The Maryland women's softball team was born three years ago as part of the athletic department's five-year gender equity plan. Armed with a scant five scholarships, Coach Gina LaMandre set about building a team that would have to compete with the likes of Florida State, which has the NCAA-maximum 12 scholarships.

This spring, LaMandre's charges stunned the Atlantic Coast Conference by storming through the league tournament, upsetting the Seminoles and claiming a share of the title.

"Imagine what they could do with 12 scholarships," Maryland Athletic Director Debbie Yow marveled.

In two years, Yow and the rest of the ACC will find out. By the end of the 1998-99 school year, all of Maryland's 11 women's teams will be funded to NCAA scholarship maximums, as the gender equity plan Yow developed when she became athletic director in 1994 is completed.

At that point, Yow says, women will make up 48 percent of Maryland's athletes, which will match the percentage of women in the undergraduate student population.

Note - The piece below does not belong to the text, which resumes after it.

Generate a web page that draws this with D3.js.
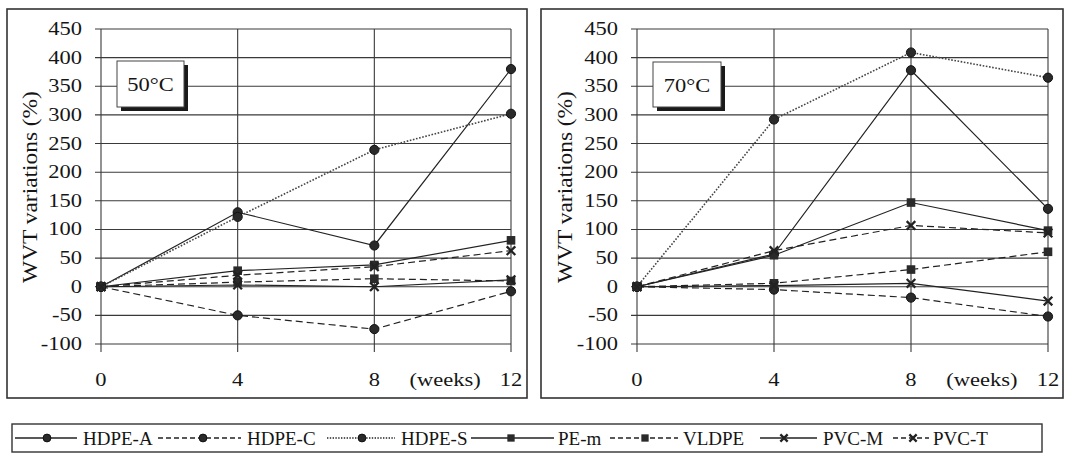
<!DOCTYPE html>
<html><head><meta charset="utf-8">
<script src="https://cdn.jsdelivr.net/npm/d3@7"></script>
<style>
html,body{margin:0;padding:0;background:#fff;}
</style></head>
<body>
<svg id="c" width="1071" height="456" font-family="Liberation Serif, Times New Roman, Times, DejaVu Serif, serif"></svg>
<script>
// ---- data ----
const weeks = [0, 4, 8, 12];
const xTickLabels = ["0", "4", "8", "12"];
const yTicks = [-100, -50, 0, 50, 100, 150, 200, 250, 300, 350, 400, 450];
const seriesNames = ["HDPE-A", "HDPE-C", "HDPE-S", "PE-m", "VLDPE", "PVC-M", "PVC-T"];
const seriesDash = ["solid", "dashed", "dotted", "solid", "dashed", "solid", "dashed"];
const seriesMarker = ["circle", "circle", "circle", "square", "square", "x", "x"];
const panelTitles = ["50°C", "70°C"];

// 50°C
const hdpeA_50 = [0, 130, 72, 380];
const hdpeC_50 = [0, -50, -74, -8];
const hdpeS_50 = [0, 122, 239, 302];
const pem_50   = [0, 28, 38, 81];
const vldpe_50 = [0, 8, 14, 10];
const pvcm_50  = [0, 3, 0, 12];
const pvct_50  = [0, 20, 35, 63];
// 70°C
const hdpeA_70 = [0, 57, 378, 136];
const hdpeC_70 = [0, -5, -19, -52];
const hdpeS_70 = [0, 292, 409, 365];
const pem_70   = [0, 55, 147, 98];
const vldpe_70 = [0, 6, 30, 61];
const pvcm_70  = [0, 2, 6, -25];
const pvct_70  = [0, 63, 107, 94];

const panelData = [
  [hdpeA_50, hdpeC_50, hdpeS_50, pem_50, vldpe_50, pvcm_50, pvct_50],
  [hdpeA_70, hdpeC_70, hdpeS_70, pem_70, vldpe_70, pvcm_70, pvct_70]
];

// ---- layout ----
const FONT = "'Liberation Serif', 'Times New Roman', Times, 'DejaVu Serif', serif";
const svg = d3.select("#c");
const ink = "#222";
const textCol = "#151515";
const gridCol = "#3a3a3a";
const panels = [
  {frame: [7, 9, 527, 398], x0: 101, x1: 511, titleX: 30, box: [117, 61, 184, 107]},
  {frame: [541, 9, 1063, 398], x0: 637, x1: 1048, titleX: 565, box: [653, 62, 721, 107]}
];
const yTop = 29, yBot = 344;
const dashMap = {solid: null, dashed: "7,4", dotted: "1.6,1.6"};
const legendDashMap = {solid: null, dashed: "5,3", dotted: "1.4,1.4"};

function txt(g) {
  return g.append("text").style("font-family", FONT).attr("fill", textCol);
}

function drawMarker(g, type, cx, cy, s) {
  if (type === "circle") {
    g.append("circle").attr("cx", cx).attr("cy", cy).attr("r", 4.6 * s).attr("fill", "#2a2a2a").attr("stroke", "#111").attr("stroke-width", 1);
  } else if (type === "square") {
    const h = 4.3 * s;
    g.append("rect").attr("x", cx - h).attr("y", cy - h).attr("width", 2 * h).attr("height", 2 * h).attr("fill", "#2a2a2a");
  } else {
    const h = 4.3 * s;
    g.append("path").attr("d", `M${cx - h},${cy - h}L${cx + h},${cy + h}M${cx - h},${cy + h}L${cx + h},${cy - h}`)
      .attr("stroke", "#222").attr("stroke-width", 2.3).attr("fill", "none");
  }
}

panels.forEach((p, pi) => {
  const g = svg.append("g");
  const x = d3.scaleLinear().domain([0, 12]).range([p.x0, p.x1]);
  const y = d3.scaleLinear().domain([-100, 450]).range([yBot, yTop]);
  const [fx0, fy0, fx1, fy1] = p.frame;
  g.append("rect").attr("x", fx0).attr("y", fy0).attr("width", fx1 - fx0).attr("height", fy1 - fy0)
    .attr("fill", "none").attr("stroke", "#333").attr("stroke-width", 1.6);

  // horizontal gridlines
  g.selectAll(".hg").data(yTicks).join("line")
    .attr("x1", p.x0 - 6).attr("x2", p.x1).attr("y1", d => y(d)).attr("y2", d => y(d))
    .attr("stroke", gridCol).attr("stroke-width", 1.1);
  // vertical gridlines
  g.selectAll(".vg").data(weeks).join("line")
    .attr("x1", d => x(d)).attr("x2", d => x(d)).attr("y1", yTop).attr("y2", yBot + 8)
    .attr("stroke", gridCol).attr("stroke-width", 1.1);

  // y tick labels
  yTicks.forEach(d => {
    txt(g).attr("transform", `translate(${p.x0 - 19},${y(d) + 6}) scale(1.25,1)`)
      .attr("text-anchor", "end").attr("font-size", 18).text(d);
  });
  // x tick labels
  weeks.forEach((d, i) => {
    txt(g).attr("transform", `translate(${x(d)},386) scale(1.25,1)`)
      .attr("text-anchor", "middle").attr("font-size", 18).text(xTickLabels[i]);
  });
  txt(g).attr("transform", `translate(${x(10.07)},386) scale(1.25,1)`)
    .attr("text-anchor", "middle").attr("font-size", 18).text("(weeks)");

  // y title
  txt(g).attr("transform", `translate(${p.titleX + 7},187) rotate(-90) scale(1.17,1)`)
    .attr("text-anchor", "middle").attr("font-size", 20).text("WVT variations (%)");

  // series lines
  const line = d3.line().x((d, i) => x(weeks[i])).y(d => y(d));
  panelData[pi].forEach((vals, si) => {
    g.append("path").attr("d", line(vals)).attr("fill", "none")
      .attr("stroke", seriesDash[si] === "dotted" ? "#444" : ink)
      .attr("stroke-width", seriesDash[si] === "dotted" ? 1.6 : 1.2)
      .attr("stroke-dasharray", dashMap[seriesDash[si]]);
  });
  panelData[pi].forEach((vals, si) => {
    vals.forEach((v, i) => drawMarker(g, seriesMarker[si], x(weeks[i]), y(v), 1));
  });

  // temperature box with shadow
  const [bx0, by0, bx1, by1] = p.box;
  g.append("rect").attr("x", bx0 + 4).attr("y", by0 + 4).attr("width", bx1 - bx0).attr("height", by1 - by0).attr("fill", "#1a1a1a");
  g.append("rect").attr("x", bx0).attr("y", by0).attr("width", bx1 - bx0).attr("height", by1 - by0)
    .attr("fill", "#fff").attr("stroke", "#444").attr("stroke-width", 1);
  txt(g).attr("transform", `translate(${(bx0 + bx1) / 2},${(by0 + by1) / 2 + 7}) scale(1.25,1)`)
    .attr("text-anchor", "middle").attr("font-size", 18).text(panelTitles[pi]);
});

// ---- legend ----
const lg = svg.append("g");
lg.append("rect").attr("x", 12).attr("y", 424).attr("width", 1030).attr("height", 28)
  .attr("fill", "#fff").attr("stroke", "#333").attr("stroke-width", 1.4);
const legendPos = [
  [15, 47, 77, 83], [158, 203, 241, 247], [327, 362, 395, 401], [471, 511, 554, 558],
  [610, 645, 678, 683], [760, 784, 817, 823], [893, 913, 929, 933]
];
seriesNames.forEach((name, si) => {
  const [l0, m, l1, t] = legendPos[si];
  const ly = 438;
  lg.append("line").attr("x1", l0).attr("x2", l1).attr("y1", ly).attr("y2", ly)
    .attr("stroke", ink).attr("stroke-width", seriesDash[si] === "dotted" ? 1.4 : 1.3)
    .attr("stroke-dasharray", legendDashMap[seriesDash[si]]);
  drawMarker(lg, seriesMarker[si], m, ly, 0.85);
  txt(lg).attr("x", t).attr("y", 445).attr("font-size", 19).text(name);
});
</script>
</body></html>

Women also will receive 48 percent of the athletic scholarships. When the plan began in 1994, women received 37.5 percent of athletic scholarships.

Maryland's gender equity plan was sparked, in part, by a Title IX complaint filed by a graduate student in 1989 with the Office of Civil Rights. The OCR analyzed Maryland's athletic department, and Maryland officials made assurances in 1992 that it would boost funding for its women's sports.

When Maryland revamped its men's basketball locker room in 1995, it did the same for the women's locker room. Not everything is identical, however, nor does it need to beto comply with the law. For instance, the men's lacrosse recruiting budget is larger than the women's lacrosse recruiting budget in part because women's coach Cindy Timchal has won two national championships and finds it less difficult to woo top talent.

Despite also trying to pare the remaining $5.7 million of the $6.8 accumulated operating debt she inherited, Yow says she will not cut men's sports to achieve gender equity. Thus, she has developed new revenue sources. One of her most controversial moves was to agree to relocate last fall's football game against Florida State from Byrd Stadium to Joe Robbie Stadium in Miami in exchange for $1 million from independent promoters.

Yow said it was a "one-time" deal, and she has since rejected two similar offers.

Yow said she regrets that some men's sports, such as baseball and tennis, will remain only partially funded at the turn of the century. But she said, "We're already reaping the benefits" of funding women's sports.

"Most people don't realize this," Yow said, "but we went six years without winning any ACC tournaments in any sport. This year, we've won four, and three of those are women's: volleyball, softball and lacrosse. The other was men's soccer."